Let $f:[0,1] \times [0,1] → \mathbb R$ be a continuous function. Prove that $$g(x) = \max\{f(x,y) : y \in [0,1]\}$$ makes sense (in that the maximum exists) and is continuous.

I said that for each $x$, we can consider $A_x = \{x\} \times [0,1] \subset \text{dom } f $. $A_x$ is compact, and since $\max$, which is acting on a continuous function $f$, is itself continuous,we know that (a) $g$ is continuous, and (b) the image $g(A_x)$ is compact, which means it attains a maximum and minimum. Therefore the maximum exists for each $x$, and by (a) $g$ is continuous.

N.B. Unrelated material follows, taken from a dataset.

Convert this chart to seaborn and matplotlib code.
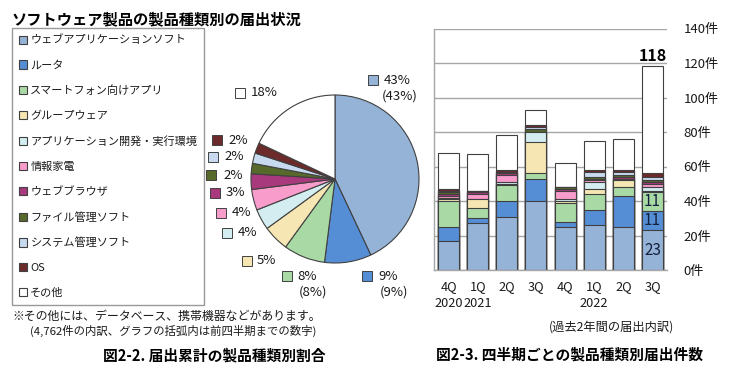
import matplotlib
matplotlib.use("Agg")
import matplotlib.pyplot as plt
from matplotlib.patches import Rectangle
from matplotlib.offsetbox import DrawingArea, AnnotationBbox
import seaborn as sns
import numpy as np

sns.set_theme(style="white")
plt.rcParams["font.family"] = ["Noto Sans CJK JP", "DejaVu Sans"]

# product types (legend order = stacking order)
categories = ["ウェブアプリケーションソフト", "ルータ", "スマートフォン向けアプリ", "グループウェア",
              "アプリケーション開発・実行環境", "情報家電", "ウェブブラウザ", "ファイル管理ソフト",
              "システム管理ソフト", "OS", "その他"]
colors = ["#95B3D7", "#558ED5", "#A9DAA6", "#F5E6B4", "#D4EDF0", "#F89CCB", "#A8397C",
          "#576A2C", "#C8DAF0", "#6C2A2A", "#FFFFFF"]

# cumulative share (%) and previous-quarter share
pie_share = [43, 9, 8, 5, 4, 4, 3, 2, 2, 2, 18]
prev_share = [43, 9, 8]

# quarterly counts
quarter_keys = ["2020Q4", "2021Q1", "2021Q2", "2021Q3", "2021Q4", "2022Q1", "2022Q2", "2022Q3"]
quarter_labels = ["4Q\n2020", "1Q\n2021", "2Q", "3Q", "4Q", "1Q\n2022", "2Q", "3Q"]
web_app = [17, 27, 31, 40, 25, 26, 25, 23]
router = [8, 3, 9, 13, 3, 9, 18, 11]
smartphone = [15, 6, 9, 3, 11, 9, 5, 11]
groupware = [1, 5, 1, 18, 1, 3, 4, 1]
app_dev = [1, 0, 1, 6, 1, 4, 1, 2]
appliance = [1, 3, 4, 0, 5, 1, 0, 2]
browser = [1, 1, 1, 0, 1, 1, 1, 1]
file_mgmt = [1, 1, 1, 2, 1, 1, 1, 1]
sys_mgmt = [1, 0, 0, 1, 0, 3, 2, 2]
os_sw = [1, 0, 1, 1, 0, 1, 1, 2]
other = [21, 21, 20, 9, 14, 17, 18, 62]
series = [web_app, router, smartphone, groupware, app_dev, appliance,
          browser, file_mgmt, sys_mgmt, os_sw, other]

W, H = 737, 370
TXT = "#1a1a1a"
EDGE = "#404040"


def fx(x):
    return x / W


def fy(y):
    return 1 - y / H


fig = plt.figure(figsize=(W / 100, H / 100), dpi=100)

# ---------------- pie ----------------
R = 84
ax_pie = fig.add_axes([fx(205), fy(303), 260 / W, 248 / H])
wedges, _ = ax_pie.pie(pie_share, colors=colors, startangle=90, counterclock=False,
                       wedgeprops=dict(edgecolor=EDGE, linewidth=0.8))
ax_pie.set_xlim(-130 / R, 130 / R)
ax_pie.set_ylim(-124 / R, 124 / R)
ax_pie.axis("off")

# pie labels: (key x, key y, text x) in pixels
label_pos = [(373, 80, 384), (367, 276, 378), (287, 276, 297), (247, 261, 257),
             (227, 233, 238), (221, 213, 232), (215, 193, 226), (211, 175, 223),
             (213, 157, 224), (217, 140, 228), (240, 93, 251)]
for i, (kx, ky, tx) in enumerate(label_pos):
    da = DrawingArea(7, 7, 0, 0)
    da.add_artist(Rectangle((0, 0), 7, 7, facecolor=colors[i], edgecolor=EDGE, linewidth=0.7))
    ab = AnnotationBbox(da, (fx(kx), fy(ky)), xycoords="figure fraction",
                        frameon=False, box_alignment=(0.5, 0.5), pad=0)
    fig.add_artist(ab)
    fig.text(fx(tx), fy(ky), f"{pie_share[i]}%", fontsize=9.5, color=TXT,
             ha="left", va="center")
    if i < len(prev_share):
        fig.text(fx(tx + 16), fy(ky + 16), f"({prev_share[i]}%)", fontsize=9.5,
                 color=TXT, ha="center", va="center")

leg = fig.legend(wedges, categories, loc="upper left", bbox_to_anchor=(fx(12), fy(28)),
                 frameon=True, fancybox=False, edgecolor="#808080", fontsize=8.0,
                 handlelength=0.75, handleheight=0.75, handletextpad=0.3,
                 labelspacing=1.34, borderpad=0.6, borderaxespad=0)
leg.get_frame().set_linewidth(1.0)
for t in leg.get_texts():
    t.set_color(TXT)

fig.text(fx(12), fy(19), "ソフトウェア製品の製品種類別の届出状況", fontsize=11,
         fontweight="bold", color="black", ha="left", va="center")
fig.text(fx(12), fy(316), "※その他には、データベース、携帯機器などがあります。",
         fontsize=8.6, color=TXT, ha="left", va="center")
fig.text(fx(30), fy(331), "(4,762件の内訳、グラフの括弧内は前四半期までの数字)",
         fontsize=8.2, color=TXT, ha="left", va="center")
fig.text(fx(214), fy(355), "図2-2. 届出累計の製品種類別割合", fontsize=10.6,
         fontweight="bold", color="black", ha="center", va="center")

# ---------------- stacked bars ----------------
ax = fig.add_axes([fx(434), fy(270), 233 / W, 241.5 / H])
cum = np.cumsum(np.array(series), axis=0)
for i in range(len(series) - 1, -1, -1):
    sns.barplot(x=quarter_keys, y=cum[i], order=quarter_keys, color=colors[i],
                saturation=1, width=0.72, edgecolor=EDGE, linewidth=0.8,
                errorbar=None, ax=ax)

ax.set_xlim(-0.5, 7.5)
ax.set_ylim(0, 140)
ax.set_xlabel("")
ax.set_ylabel("")
ax.set_yticks(range(0, 141, 20))
ax.set_yticklabels([f"{v}件" for v in range(0, 141, 20)])
ax.yaxis.tick_right()
ax.tick_params(axis="y", length=0, pad=12, labelsize=9.5, colors=TXT)
ax.set_xticks(range(len(quarter_keys)))
ax.set_xticklabels(quarter_labels, fontsize=9.2, color=TXT, linespacing=1.45)
ax.set_xticks(np.arange(-0.5, 8, 1), minor=True)
ax.tick_params(axis="x", which="major", length=0, pad=7)
ax.tick_params(axis="x", which="minor", length=4, width=1, color="#a6a6a6", direction="out")
ax.grid(axis="y", color="#a6a6a6", linewidth=1)
ax.set_axisbelow(True)
for s in ["top", "right"]:
    ax.spines[s].set_visible(False)
for s in ["left", "bottom"]:
    ax.spines[s].set_color("#a6a6a6")
    ax.spines[s].set_linewidth(1)

# labels on the latest quarter
last = len(quarter_keys) - 1
base = 0
for i in range(3):
    v = series[i][last]
    ax.text(last, base + v / 2, str(v), ha="center", va="center", fontsize=11, color="#14213d")
    base += v
ax.annotate(str(cum[-1][last]), (last, cum[-1][last]), xytext=(0, 2),
            textcoords="offset points", ha="center", va="bottom",
            fontsize=11.5, fontweight="bold", color="black")

fig.text(fx(611), fy(327), "(過去2年間の届出内訳)", fontsize=8.8, color=TXT,
         ha="center", va="center")
fig.text(fx(569), fy(354), "図2-3. 四半期ごとの製品種類別届出件数", fontsize=10.6,
         fontweight="bold", color="black", ha="center", va="center")

fig.savefig("out.png", dpi=100, facecolor="white")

Edit: It seems that the fact that $A_x$ isn't fixed makes the proof fail. What would a working proof look like?

Answer 1

The continuity with respect to $y$ is irrelevant as long as the functions $x\mapsto f(x,y)$ are equicontinuous with respect to $y$: Given $x_0$ and an $\epsilon>0$, there is a $\delta>0$ such that $$|x-x_0|<\delta\qquad\Rightarrow\qquad|f(x,y)-f(x_0,y)|<\epsilon\quad\forall y\ .\tag{1}$$

Let an $x_0\in[0,1]$ and an $\epsilon>0$ be given. Choose a $\delta>0$ such that $(1)$ holds. If $|x-x_0|<\delta$ then $$f(x,y)\leq f(x_0,y)+\epsilon \leq g(x_0)+\epsilon \qquad\forall y\ .$$ It follows that $g(x)\leq g(x_0)+\epsilon$. Similarly $$f(x_0,y)\leq f(x,y)+\epsilon\leq g(x)+\epsilon\quad\forall y\ ,$$ and therefore $g(x_0)\leq g(x)+\epsilon$. In all we have proven that $|x-x_0|<\delta$ implies $|g(x)-g(x_0)|\leq\epsilon$, as required.

Answer 2

Here's an alternative approach:

Let $x_0\in[0,1]$, and fix $\varepsilon>0$. Let $y_0$ be the $y$ value for which $f_{x_0}$ attains its max, that is, $g(x_0)=f(x_0,y_0)$. Since $f$ is uniformly continuous, there is some $\delta>0$ such that $\|{(x,y)-(a,b)}\|<\delta$ implies $|f(x,y)-f(a,b)|<\frac{\varepsilon}{3}$. Let $x\in[0,1]$ and assume $|x-x_0|<\delta$. Let $y_x$ be such that $f(x,y_x)=g(x)$. It follows that \begin{align*} |g(x)-g(x_0)|&=|f(x,y_x)-f(x_0,y_0)|\\&\leq|f(x_0,y_x)-f(x,y_x)|+|f(x_0,y_0)-f(x,y_0)|+|f(x,y_0)-f(x_0,y_x)|\\ &<\frac{\varepsilon}{3}+\frac{\varepsilon}{3}+|f(x,y_0)-f(x_0,y_x)| \end{align*} Notice I used the fact that $\|(x_0,y_x)-(x,y_x)\|=\|(x_0,y_0)-(x,y_0)\|=|x-x_0|$. Now if $|f(x,y_0)-f(x_0,y_x)|\geq0$, we get $$|f(x,y_0)-f(x_0,y_x)|=f(x,y_0)-f(x_0,y_x)\leq f(x,y_x)-f(x_0,y_x)<\frac{\varepsilon}{3}$$ Otherwise $$|f(x,y_0)-f(x_0,y_x)|=f(x_0,y_x)-f(x,y_0)\leq f(x_0,y_0)-f(x,y_0)<\frac{\varepsilon}{3}$$ In either case we get that $|g(x)-g(x_0)|<\varepsilon$, as needed.